## DIRECTIVE
Give the listing again character for character, but drop the images.

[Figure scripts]
╔══

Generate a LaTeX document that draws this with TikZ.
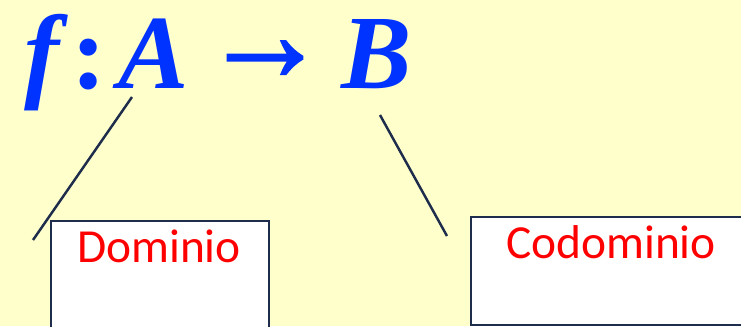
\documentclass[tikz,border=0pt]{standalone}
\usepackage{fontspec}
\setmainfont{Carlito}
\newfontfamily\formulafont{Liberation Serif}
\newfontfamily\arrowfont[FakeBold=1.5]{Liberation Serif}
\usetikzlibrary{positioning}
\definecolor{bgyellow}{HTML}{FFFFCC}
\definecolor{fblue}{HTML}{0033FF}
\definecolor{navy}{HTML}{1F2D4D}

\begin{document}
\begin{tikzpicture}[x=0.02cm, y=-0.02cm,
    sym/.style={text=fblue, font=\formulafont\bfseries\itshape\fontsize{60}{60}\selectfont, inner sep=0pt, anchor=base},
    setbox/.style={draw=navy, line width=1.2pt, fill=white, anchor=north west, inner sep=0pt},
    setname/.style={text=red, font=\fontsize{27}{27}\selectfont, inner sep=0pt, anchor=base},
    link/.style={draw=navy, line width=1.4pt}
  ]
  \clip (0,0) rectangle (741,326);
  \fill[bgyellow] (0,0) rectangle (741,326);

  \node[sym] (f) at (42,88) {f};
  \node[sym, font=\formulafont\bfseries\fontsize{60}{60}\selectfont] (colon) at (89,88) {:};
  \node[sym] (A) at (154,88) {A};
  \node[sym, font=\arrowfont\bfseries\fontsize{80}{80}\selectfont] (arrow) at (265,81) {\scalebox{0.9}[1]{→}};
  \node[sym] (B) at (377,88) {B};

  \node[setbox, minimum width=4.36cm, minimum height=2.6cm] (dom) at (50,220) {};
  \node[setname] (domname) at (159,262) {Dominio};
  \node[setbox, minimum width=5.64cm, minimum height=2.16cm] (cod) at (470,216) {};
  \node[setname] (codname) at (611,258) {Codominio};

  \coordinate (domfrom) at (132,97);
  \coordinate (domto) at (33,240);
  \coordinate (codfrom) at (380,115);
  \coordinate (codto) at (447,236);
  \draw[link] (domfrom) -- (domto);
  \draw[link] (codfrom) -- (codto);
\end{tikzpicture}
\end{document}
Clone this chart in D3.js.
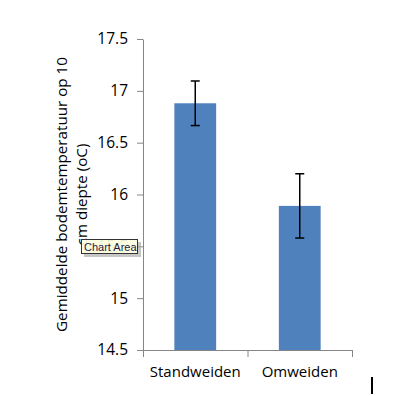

╚══

## EXERCISE SOLUTION
Generate a LaTeX document that draws this with TikZ.
\documentclass[tikz,border=0pt]{standalone}
\usepackage{fontspec}
\setmainfont{Carlito}
\newfontfamily\formulafont{Liberation Serif}
\newfontfamily\arrowfont[FakeBold=1.5]{Liberation Serif}
\usetikzlibrary{positioning}
\definecolor{bgyellow}{HTML}{FFFFCC}
\definecolor{fblue}{HTML}{0033FF}
\definecolor{navy}{HTML}{1F2D4D}

\begin{document}
\begin{tikzpicture}[x=0.02cm, y=-0.02cm,
    sym/.style={text=fblue, font=\formulafont\bfseries\itshape\fontsize{60}{60}\selectfont, inner sep=0pt, anchor=base},
    setbox/.style={draw=navy, line width=1.2pt, fill=white, anchor=north west, inner sep=0pt},
    setname/.style={text=red, font=\fontsize{27}{27}\selectfont, inner sep=0pt, anchor=base},
    link/.style={draw=navy, line width=1.4pt}
  ]
  \clip (0,0) rectangle (741,326);
  \fill[bgyellow] (0,0) rectangle (741,326);

  \node[sym] (f) at (42,88) {f};
  \node[sym, font=\formulafont\bfseries\fontsize{60}{60}\selectfont] (colon) at (89,88) {:};
  \node[sym] (A) at (154,88) {A};
  \node[sym, font=\arrowfont\bfseries\fontsize{80}{80}\selectfont] (arrow) at (265,81) {\scalebox{0.9}[1]{→}};
  \node[sym] (B) at (377,88) {B};

  \node[setbox, minimum width=4.36cm, minimum height=2.6cm] (dom) at (50,220) {};
  \node[setname] (domname) at (159,262) {Dominio};
  \node[setbox, minimum width=5.64cm, minimum height=2.16cm] (cod) at (470,216) {};
  \node[setname] (codname) at (611,258) {Codominio};

  \coordinate (domfrom) at (132,97);
  \coordinate (domto) at (33,240);
  \coordinate (codfrom) at (380,115);
  \coordinate (codto) at (447,236);
  \draw[link] (domfrom) -- (domto);
  \draw[link] (codfrom) -- (codto);
\end{tikzpicture}
\end{document}
Clone this chart in D3.js.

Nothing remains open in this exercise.